To wrap up, we can see that we have two main problems:
- There is no solution of a decentralized escrow that will allow us to exchange non-fungible unique values between two closed economies.
- There is no liquid decentralized automated market that allows us to exchange two different closed economies medium of exchange.
## Solution
We believe that this is a perfect problem to be solved by using a mix of a new blockchain technologies that appear and use existing, proven standards that is heavily utilized in blockchain space. We need a network of networks, where every game needs to have their own closed network that won't be distrupted by other game, but they must be able to exchange their in-game values in a decentralized free market. The protocol will be the blockchain of blockchains, as [Polkadot](https://polkadot.network/) suggests. We want to use their blockchain framework called [Substrate](https://substrate.io/), which seems to be perfect tool for the problem. Why ?
- The communication protocol between two different chains.
- The SDK that is heavily flexible and available for us to built upon.
- Easier integration with the outer world of the private chain.
- An existing chain that is developed upon, with high usage and proven stability.
- Some custom execution layer that every game can modify.
The solution must be applied in phases. There might be two types of games that want to connect our protocol.
- A game that is already existing and they have their own economy, own user base.
- A game that is in the thought process, that can be built around the protocol.

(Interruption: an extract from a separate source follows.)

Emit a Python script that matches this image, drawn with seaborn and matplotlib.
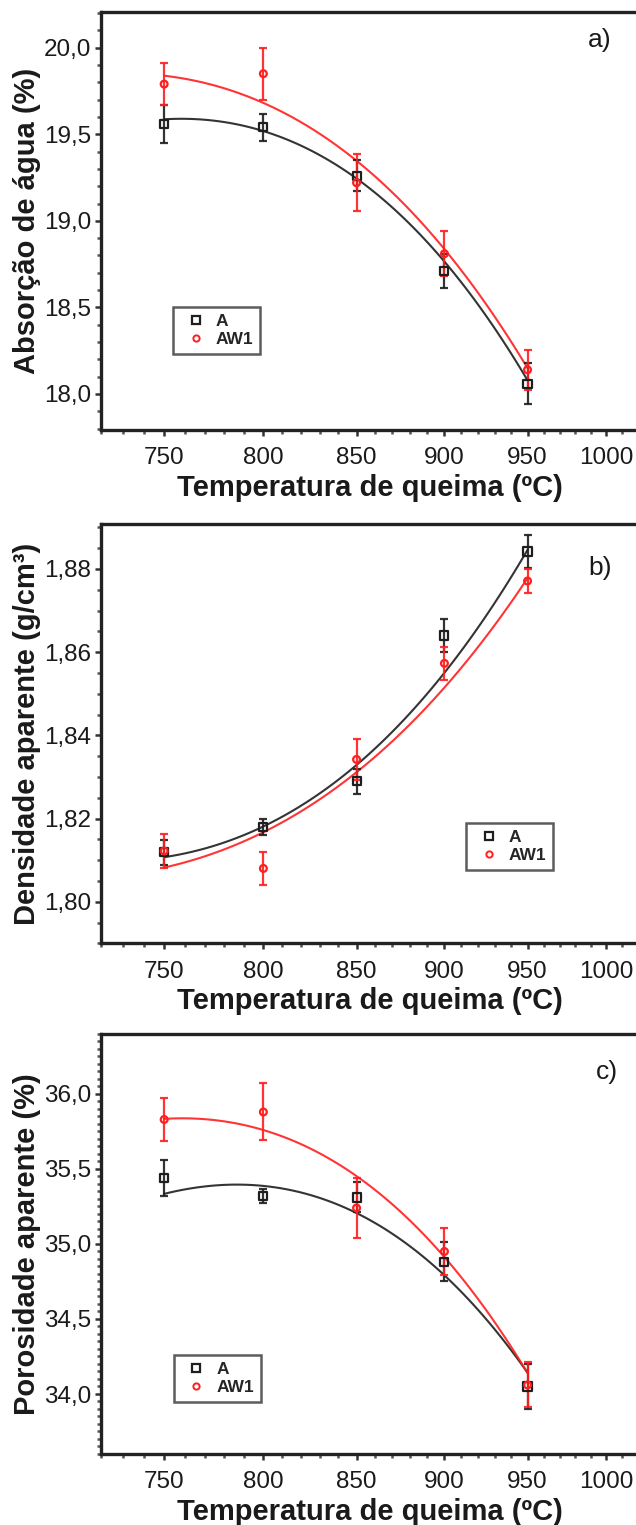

The first type of games they need some handles to connect to the network. Their existing infrastructure should not be have to manipulated too much. The second type of games should be able to seemlesly create handles, with a `SDK`. The both of them must be able to test easily with a purely local network, monitor their local and global network extensively and should be proven that there is security in the network.
## Conclusion
Overall, we want to create the economy of games. From competitve zero-sum games to MMORPG's, indie games to casual mobile games, a single network that can connect their economies is the ultimate network we want to create.